(What is asked) Reproduce all the material exactly, minus any pictures it holds.
══════════════════════════════
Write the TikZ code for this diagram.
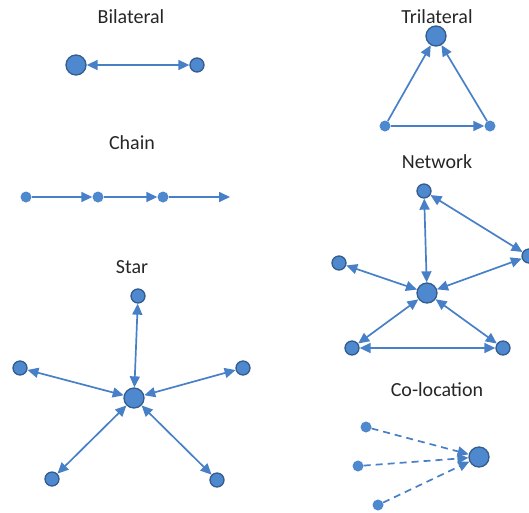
\documentclass[tikz,border=0pt]{standalone}
\usepackage{fontspec}
\setmainfont{Carlito}
\usetikzlibrary{arrows.meta}
\definecolor{nodeblue}{RGB}{78,136,206}
\definecolor{nodeedge}{RGB}{52,92,140}
\definecolor{linkblue}{RGB}{72,128,200}
\begin{document}
\begin{tikzpicture}[
		x=1pt, y=-1pt,
		big/.style={circle,draw=nodeedge,fill=nodeblue,line width=1.3pt,minimum size=20pt,inner sep=0pt},
		small/.style={circle,draw=nodeedge,fill=nodeblue,line width=1.3pt,minimum size=14pt,inner sep=0pt},
		dot/.style={circle,fill=nodeblue,minimum size=11pt,inner sep=0pt},
		title/.style={font=\fontsize{20}{23}\selectfont,text=black!85},
		link/.style={draw=linkblue,line width=1.7pt,-{Triangle[length=11pt,width=10pt]}},
		both/.style={link,{Triangle[length=11pt,width=10pt]}-{Triangle[length=11pt,width=10pt]}},
		colink/.style={link,dash pattern=on 7pt off 5pt}
		]
		\useasboundingbox (0,0) rectangle (529,512);
		% bilateral
		\node[title] (tbil) at (131,17) {Bilateral};
		\node[big] (b1) at (76,65) {};
		\node[small] (b2) at (197,65) {};
		\draw[both] (b1) -- (b2);
		% chain
		\node[title] (tcha) at (132,143) {Chain};
		\node[dot] (c1) at (26,197) {};
		\node[dot] (c2) at (98,197) {};
		\node[dot] (c3) at (163,197) {};
		\coordinate (c4) at (230,197);
		\draw[link] (c1) -- (c2);
		\draw[link] (c2) -- (c3);
		\draw[link] (c3) -- (c4);
		% star
		\node[title] (tsta) at (132,267) {Star};
		\node[big] (s0) at (134,398) {};
		\node[small] (s1) at (138,296) {};
		\node[small] (s2) at (20,368) {};
		\node[small] (s3) at (243,368) {};
		\node[small] (s4) at (52,479) {};
		\node[small] (s5) at (217,480) {};
		\foreach \n in {1,...,5}
			\draw[both] (s0) -- (s\n);
		% trilateral
		\node[title] (ttri) at (437,17) {Trilateral};
		\node[big] (t1) at (436,36) {};
		\node[dot] (t2) at (385,126) {};
		\node[dot] (t3) at (490,126) {};
		\draw[link] (t2) -- (t1);
		\draw[link] (t3) -- (t1);
		\draw[link] (t2) -- (t3);
		% network
		\node[title] (tnet) at (437,162) {Network};
		\node[big] (n0) at (427,293) {};
		\node[small] (n1) at (424,191) {};
		\node[small] (n2) at (529,256) {};
		\node[small] (n3) at (339,263) {};
		\node[small] (n4) at (352,348) {};
		\node[small] (n5) at (503,348) {};
		\foreach \n in {1,...,5}
			\draw[both] (n0) -- (n\n);
		\draw[both] (n1) -- (n2);
		\draw[both] (n4) -- (n5);
		% co-location
		\node[title] (tcol) at (437,390) {Co-location};
		\node[big] (k0) at (479,457) {};
		\node[dot] (k1) at (366,427) {};
		\node[dot] (k2) at (358,466) {};
		\node[dot] (k3) at (378,505) {};
		\foreach \n in {1,2,3}
			\draw[colink] (k\n) -- (k0);
\end{tikzpicture}
\end{document}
══════════════════════════════
(Solution to the exercise)
Write the TikZ code for this diagram.
\documentclass[tikz,border=0pt]{standalone}
\usepackage{fontspec}
\setmainfont{Carlito}
\usetikzlibrary{arrows.meta}
\definecolor{nodeblue}{RGB}{78,136,206}
\definecolor{nodeedge}{RGB}{52,92,140}
\definecolor{linkblue}{RGB}{72,128,200}
\begin{document}
\begin{tikzpicture}[
		x=1pt, y=-1pt,
		big/.style={circle,draw=nodeedge,fill=nodeblue,line width=1.3pt,minimum size=20pt,inner sep=0pt},
		small/.style={circle,draw=nodeedge,fill=nodeblue,line width=1.3pt,minimum size=14pt,inner sep=0pt},
		dot/.style={circle,fill=nodeblue,minimum size=11pt,inner sep=0pt},
		title/.style={font=\fontsize{20}{23}\selectfont,text=black!85},
		link/.style={draw=linkblue,line width=1.7pt,-{Triangle[length=11pt,width=10pt]}},
		both/.style={link,{Triangle[length=11pt,width=10pt]}-{Triangle[length=11pt,width=10pt]}},
		colink/.style={link,dash pattern=on 7pt off 5pt}
		]
		\useasboundingbox (0,0) rectangle (529,512);
		% bilateral
		\node[title] (tbil) at (131,17) {Bilateral};
		\node[big] (b1) at (76,65) {};
		\node[small] (b2) at (197,65) {};
		\draw[both] (b1) -- (b2);
		% chain
		\node[title] (tcha) at (132,143) {Chain};
		\node[dot] (c1) at (26,197) {};
		\node[dot] (c2) at (98,197) {};
		\node[dot] (c3) at (163,197) {};
		\coordinate (c4) at (230,197);
		\draw[link] (c1) -- (c2);
		\draw[link] (c2) -- (c3);
		\draw[link] (c3) -- (c4);
		% star
		\node[title] (tsta) at (132,267) {Star};
		\node[big] (s0) at (134,398) {};
		\node[small] (s1) at (138,296) {};
		\node[small] (s2) at (20,368) {};
		\node[small] (s3) at (243,368) {};
		\node[small] (s4) at (52,479) {};
		\node[small] (s5) at (217,480) {};
		\foreach \n in {1,...,5}
			\draw[both] (s0) -- (s\n);
		% trilateral
		\node[title] (ttri) at (437,17) {Trilateral};
		\node[big] (t1) at (436,36) {};
		\node[dot] (t2) at (385,126) {};
		\node[dot] (t3) at (490,126) {};
		\draw[link] (t2) -- (t1);
		\draw[link] (t3) -- (t1);
		\draw[link] (t2) -- (t3);
		% network
		\node[title] (tnet) at (437,162) {Network};
		\node[big] (n0) at (427,293) {};
		\node[small] (n1) at (424,191) {};
		\node[small] (n2) at (529,256) {};
		\node[small] (n3) at (339,263) {};
		\node[small] (n4) at (352,348) {};
		\node[small] (n5) at (503,348) {};
		\foreach \n in {1,...,5}
			\draw[both] (n0) -- (n\n);
		\draw[both] (n1) -- (n2);
		\draw[both] (n4) -- (n5);
		% co-location
		\node[title] (tcol) at (437,390) {Co-location};
		\node[big] (k0) at (479,457) {};
		\node[dot] (k1) at (366,427) {};
		\node[dot] (k2) at (358,466) {};
		\node[dot] (k3) at (378,505) {};
		\foreach \n in {1,2,3}
			\draw[colink] (k\n) -- (k0);
\end{tikzpicture}
\end{document}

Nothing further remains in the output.